Starting from before Columbus sailed the ocean blue in 1492 with "Lakota Dream Song" and going all the way through the Wrights's interpretation of Alan Jackson's 2001 "Where Were You When the World Stopped Turning?," this ambitious project leaves the listener with - among other things - a better understanding of Santayana's quote "Those who do not learn from history are doomed to repeat it."

Think modern minority groups's appropriation of pejorative terms is something new? Take another listen to "Yankee Doodle" and know that "doodle" was a slang term for "fool," and that this song originally was sung by Redcoats to mock the colonial militia, who adopted it and turned it into an anthem.

Check out Janis Ian's devastating "Johnny, I Hardly Knew Ye" about a legless vet whose "dancing days" are over and remind yourself that this was not written about our modern soldiers fighting in Iraq, but about the Civil War.

Notice the jarring contrast between "Happy Days Are Here Again" and the song that immediately follows it: "Brother, Can You Spare a Dime?" and know that it felt just as jarring in 1932 for those Americans who thought the Roaring 20's would last forever.

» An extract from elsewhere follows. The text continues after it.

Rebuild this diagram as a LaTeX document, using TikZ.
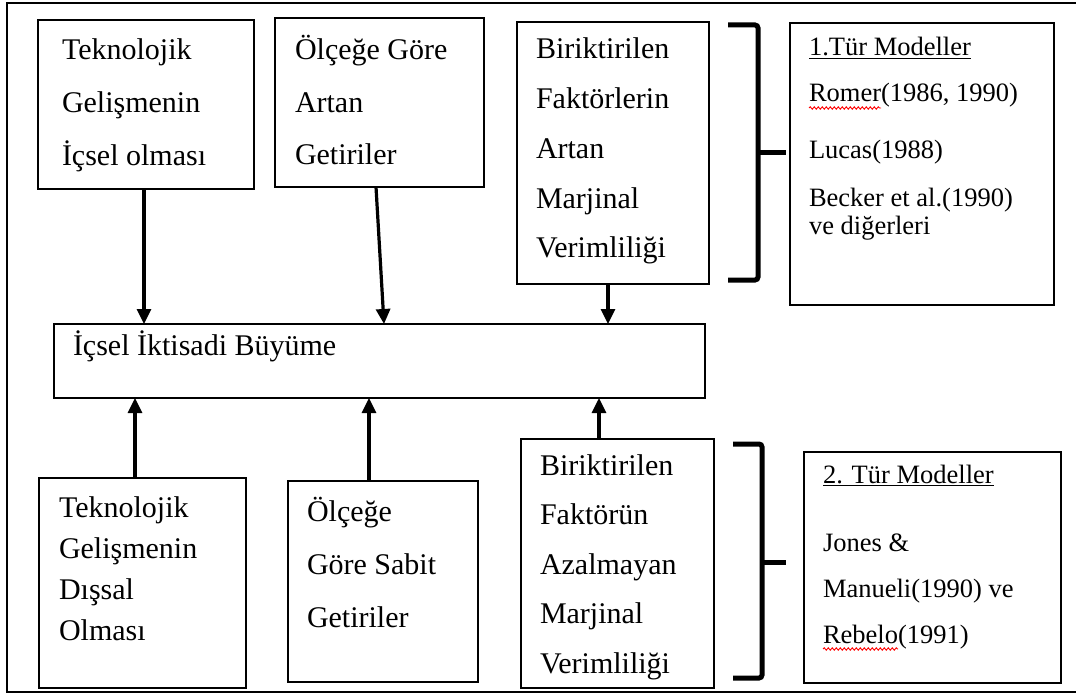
\documentclass[tikz,border=0pt]{standalone}
\usepackage{fontspec}
\setmainfont{Liberation Serif}
\usetikzlibrary{arrows.meta,decorations.pathmorphing}
\newcommand\boxlines[3][30]{\parbox[t]{300pt}{\fontsize{#1}{#2}\selectfont #3}}
\tikzset{
  box/.style={draw, line width=2pt, inner sep=0pt, outer sep=0pt, anchor=north west},
  txt/.style={inner sep=0pt, outer sep=0pt, anchor=base west},
  arr/.style={line width=3.2pt, -{Triangle[length=15pt,width=14pt]}},
  brace/.style={line width=5pt, rounded corners=3pt},
  frame/.style={line width=2pt},
  spell/.style={red, line width=0.9pt, decorate, decoration={snake, amplitude=1.2pt, segment length=4pt}}
}
\begin{document}
\begin{tikzpicture}[x=1pt,y=-1pt]
\useasboundingbox (0,0) rectangle (1076,695);
% outer frame
\draw[frame] (1076,3) -- (7,3) -- (7,692) -- (1076,692);
% boxes
\node[box, minimum width=216pt, minimum height=169pt] (b1) at (38,20) {};
\node[box, minimum width=209pt, minimum height=169pt] (b2) at (275,18) {};
\node[box, minimum width=192pt, minimum height=262pt] (b3) at (517,22) {};
\node[box, minimum width=651pt, minimum height=74pt] (g) at (54,324) {};
\node[box, minimum width=207pt, minimum height=210pt] (c1) at (39,478) {};
\node[box, minimum width=190pt, minimum height=201pt] (c2) at (288,481) {};
\node[box, minimum width=193pt, minimum height=249pt] (c3) at (521,439) {};
\node[box, minimum width=264pt, minimum height=282pt] (r1) at (790,23) {};
\node[box, minimum width=257pt, minimum height=231pt] (r2) at (804,452) {};
% texts
\node[txt] (t1) at (62,60) {\boxlines{53}{Teknolojik\\Gelişmenin\\İçsel olması}};
\node[txt] (t2) at (295,60) {\boxlines{52.5}{Ölçeğe Göre\\Artan\\Getiriler}};
\node[txt] (t3) at (536,59) {\boxlines{49.75}{Biriktirilen\\Faktörlerin\\Artan\\Marjinal\\Verimliliği}};
\node[txt] (tg) at (73,355) {\fontsize{30}{36}\selectfont İçsel İktisadi Büyüme};
\node[txt] (u1) at (59,517) {\boxlines{41}{Teknolojik\\Gelişmenin\\Dışsal\\Olması}};
\node[txt] (u2) at (307,521) {\boxlines{53}{Ölçeğe\\Göre Sabit\\Getiriler}};
\node[txt] (u3) at (540,475) {\boxlines{49.5}{Biriktirilen\\Faktörün\\Azalmayan\\Marjinal\\Verimliliği}};
\node[txt] (s1) at (809,56) {\boxlines[26.5]{28}{\underline{1.Tür Modeller}\\[18pt]Romer(1986, 1990)\\[29pt]Lucas(1988)\\[20pt]Becker et al.(1990)\\ve diğerleri}};
\node[txt] (s2) at (823,483) {\boxlines[26.5]{46}{\underline{2. Tür Modeller}\\[22pt]Jones \&\\Manueli(1990) ve\\Rebelo(1991)}};
% spell-check underlines
\draw[spell] (809,108) -- (881,108);
\draw[spell] (823,649) -- (898,649);
% arrows down
\draw[arr] ([xshift=-2pt]b1.south) -- ([xshift=-2pt]b1.south |- g.north);
\draw[arr] ([xshift=-3.5pt]b2.south) -- ([xshift=4.5pt]b2.south |- g.north);
\draw[arr] ([xshift=-5pt]b3.south) -- ([xshift=-5pt]b3.south |- g.north);
% arrows up
\draw[arr] ([xshift=-7.5pt]c1.north) -- ([xshift=-7.5pt]c1.north |- g.south);
\draw[arr] ([xshift=-14pt]c2.north) -- ([xshift=-14pt]c2.north |- g.south);
\draw[arr] ([xshift=-18.5pt]c3.north) -- ([xshift=-18.5pt]c3.north |- g.south);
% brackets
\draw[brace] (728,25) -- (758,25) -- (758,280) -- (728,280);
\draw[brace] (758,153) -- (786,153);
\draw[brace] (733,444) -- (762,444) -- (762,678) -- (733,678);
\draw[brace] (762,562) -- (786,562);
\end{tikzpicture}
\end{document}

Ultimately this is a mixed bag. Some of it doesn't work - Julie Lee does her best, but there's no way to make "Once More Our God Vouchsafe To Shine" palatable for modern audiences. Some of it makes you think about things you've lived with forever, but never actually thought about (The Mavericks's "Dixie's Land" with Thad Cockrell). Some of it - most blatantly the Del McCoury Band's "The Times, They Are A'Changin'" but just about every song on this album - makes you realize the truth of that old saying "The More Things Change, the More They Stay the Same."

A mixed bag. Much like America itself.